Aggrieved over the denial of refund in specie, the respondent assessee filed an appeal before the Commissioner of Appeals, who allowed the appeal by the order dated 6-8-2010 holding (a) that assessee did pass on the incidence of the duty to the buyers/ consignment agents and therefore they are eligible for refund, which has been paid by them through PLA; (b) that the duty paid through credit account is not eligible for refund as the goods in question were held to be non-dutiable; and (c) that the question of payment of interest does not arise at this stage as duty is not paid in three months.

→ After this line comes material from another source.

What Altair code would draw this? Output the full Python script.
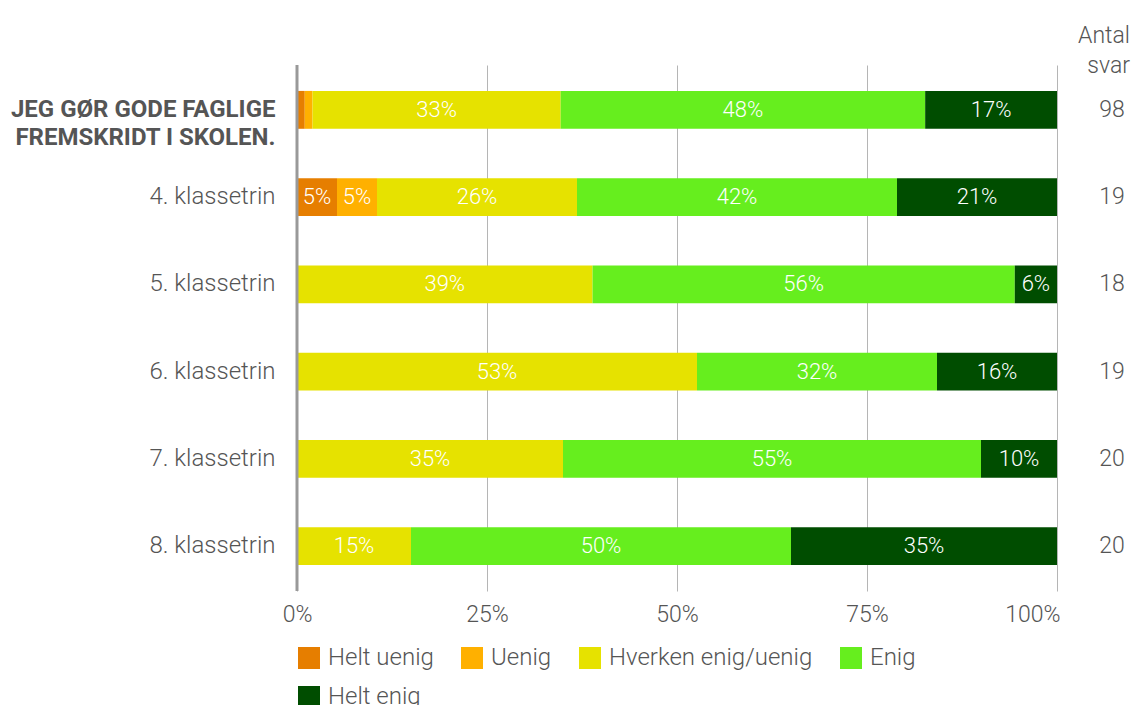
import altair as alt
import pandas as pd

rows = ["JEG GØR GODE FAGLIGE FREMSKRIDT I SKOLEN.", "4. klassetrin", "5. klassetrin",
        "6. klassetrin", "7. klassetrin", "8. klassetrin"]
answers = ["Helt uenig", "Uenig", "Hverken enig/uenig", "Enig", "Helt enig"]
colors = ["#E67E00", "#FFB000", "#E6E200", "#66EE1E", "#004D00"]

helt_uenig = [1, 1, 0, 0, 0, 0]
uenig = [1, 1, 0, 0, 0, 0]
hverken = [32, 5, 7, 10, 7, 3]
enig = [47, 8, 10, 6, 11, 10]
helt_enig = [17, 4, 1, 3, 2, 7]
totals = [98, 19, 18, 19, 20, 20]

series = [helt_uenig, uenig, hverken, enig, helt_enig]
recs = []
for i, r in enumerate(rows):
    cum = 0.0
    for j, a in enumerate(answers):
        pct = series[j][i] / totals[i] * 100
        recs.append({"row": r, "answer": a, "order": j, "start": cum, "end": cum + pct,
                     "mid": cum + pct / 2,
                     "label": f"{round(pct)}%" if pct >= 3 else ""})
        cum += pct
df = pd.DataFrame(recs)
df = df[df["end"] > df["start"]]
tot_df = pd.DataFrame({"row": rows, "n": totals})

FONT = "Roboto"
GREY = "#555555"
W = 300
first = rows[0]

yscale = alt.Scale(domain=rows, paddingInner=0.566, paddingOuter=0.297)
xscale = alt.Scale(domain=[0, 100], nice=False)

yaxis = alt.Axis(title=None, domain=False, ticks=False, labelPadding=22,
                 labelFont=FONT, labelColor=GREY,
                 labelFontSize=24,
                 labelFontWeight={"condition": {"test": f"datum.value == '{first}'", "value": "bold"}, "value": W},
                 labelLineHeight=28, labelLimit=400,
                 labelExpr=f"datum.value == '{first}' ? ['JEG GØR GODE FAGLIGE', 'FREMSKRIDT I SKOLEN.'] : datum.label")
xaxis = alt.Axis(title=None, domain=False, ticks=False, values=[0, 25, 50, 75, 100],
                 labelExpr="datum.value + '%'", labelFont=FONT, labelFontSize=23,
                 labelFontWeight=W,
                 labelColor=GREY, labelPadding=12, grid=True, gridColor="#b5b5b5",
                 labelAlign={"condition": {"test": "datum.value == 100", "value": "right"}, "value": "center"},
                 labelOffset={"condition": {"test": "datum.value == 100", "value": 3}, "value": 0})

base = alt.Chart(df)
bars = base.mark_bar().encode(
    y=alt.Y("row:N", scale=yscale, axis=yaxis, sort=rows),
    x=alt.X("start:Q", scale=xscale, axis=xaxis),
    x2="end:Q",
    color=alt.Color("answer:N", scale=alt.Scale(domain=answers, range=colors),
                    legend=alt.Legend(title=None, orient="none", legendX=0, legendY=581,
                                      direction="horizontal",
                                      columns=4, gridAlign="none", symbolType="square",
                                      symbolSize=484, symbolStrokeWidth=0, symbolOpacity=1,
                                      labelFont=FONT, labelFontSize=24, labelFontWeight=W,
                                      labelColor=GREY,
                                      labelOffset=7, columnPadding=26, rowPadding=15,
                                      labelLimit=400)),
    order="order:Q",
)
labels = base.mark_text(color="white", font=FONT, fontSize=22, fontWeight=W, baseline="middle").encode(
    y=alt.Y("row:N", scale=yscale, sort=rows),
    x=alt.X("mid:Q", scale=xscale),
    text="label:N",
)
zero = alt.Chart(pd.DataFrame({"z": [0]})).mark_rule(color="#999999", strokeWidth=3).encode(
    x=alt.X("z:Q", scale=xscale)
)
counts = alt.Chart(tot_df).mark_text(font=FONT, fontSize=23, fontWeight=W, color=GREY,
                                     baseline="middle").encode(
    y=alt.Y("row:N", scale=yscale, sort=rows),
    x=alt.value(815),
    text="n:Q",
)
header = alt.Chart(pd.DataFrame({"h": [1]})).mark_text(
    text=["Antal", "svar"], font=FONT, fontSize=23, fontWeight=W, color=GREY, baseline="middle",
    lineHeight=30, align="right"
).encode(x=alt.value(833), y=alt.value(-29))

chart = alt.layer(bars, zero, labels, counts, header).properties(
    width=760, height=526,
    autosize=alt.AutoSizeParams(type="none"),
    padding={"left": 289, "top": 57, "right": 75, "bottom": 114},
).configure_view(stroke=None)

chart.save("out.html", embed_options={"renderer": "svg", "actions": False})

The appeal was allowed on several grounds including that the duty was paid under protest; that the price remained same through out the period i.e. before introduction of the levy, during the payment of duty and after stopping the payment of duty; the assessee has shown the amount of excise duty payable under the head ‘expenditure’ in the profit and loss account; and had furnished Chartered Accountant’s Certificate based on the records maintained by them, which certified that the total wholesale price to the Agent/ Dealer had not significantly varied before or after the introduction of excise duty in 1994-95.
 
Aggrieved thereby, the revenue filed an appeal before the CESTAT, Bangalore, which was dismissed by the tribunal.
 
 
Reasoning of judgment:- As both the Commissioner of Appeals and the CESTAT have upheld the order of refund on the ground that there is no variation in the price of the product both before and after the period the duty was paid by the assessee; and the respondent assessee had produced a detailed Chartered Accountant’s certificate before adjudicating the authority; and in view of the fact that the revenue failed to marshal any countervailing evidence to counteract the material produced by the assessee to disclose the passing of the duty liability to the consumer, the respondent assessee is liable for refund.
 
It s fairly admitted by the learned counsel for the appellant herein that in absence of material / evidence on record to establish the passing on of the burden of duty to the consumer, the assessee is entitled for refund of duty paid under protest or paid even though warranted by law. What the learned counsel would contend is that the substantive evidence with regard to the claim of passing of the liability of duty to consumer or the consignment agent are the invoices in respect of the transactions and not inferences drawn from the price not having charged before and after the payment of duty; or the certificate of the Chartered Accountant.
 
In our considered view, the Commissioner (Appeal) and the CESTAT in the order impugned have considered the material on record and if there is some evidence on the basis of which the primary and appellate authorities have based their conclusions, then the fact that better evidence ought to have been marshaled by the assessee and absence of the substantive evidence of invoices, was not considered, would not constitute a substantial question of law warranting consideration by this court under section 35G of the Act, in an appeal.  
 
Decision:- The appeal is dismissed.
 
Comment:- The analogy of the case is that at the first instance the burden to prove that there was no unjust enrichment lies on the assessee but once the said burden has been discharged by the assessee based on documentary evidences, then the onus shifts on the department to rebut the evidences produced by the assessee. As in the present case, the revenue department failed to prove contrary to the evidences that the burden of duty was passed on to the ultimate customers, the appeal filed by the revenue was dismissed.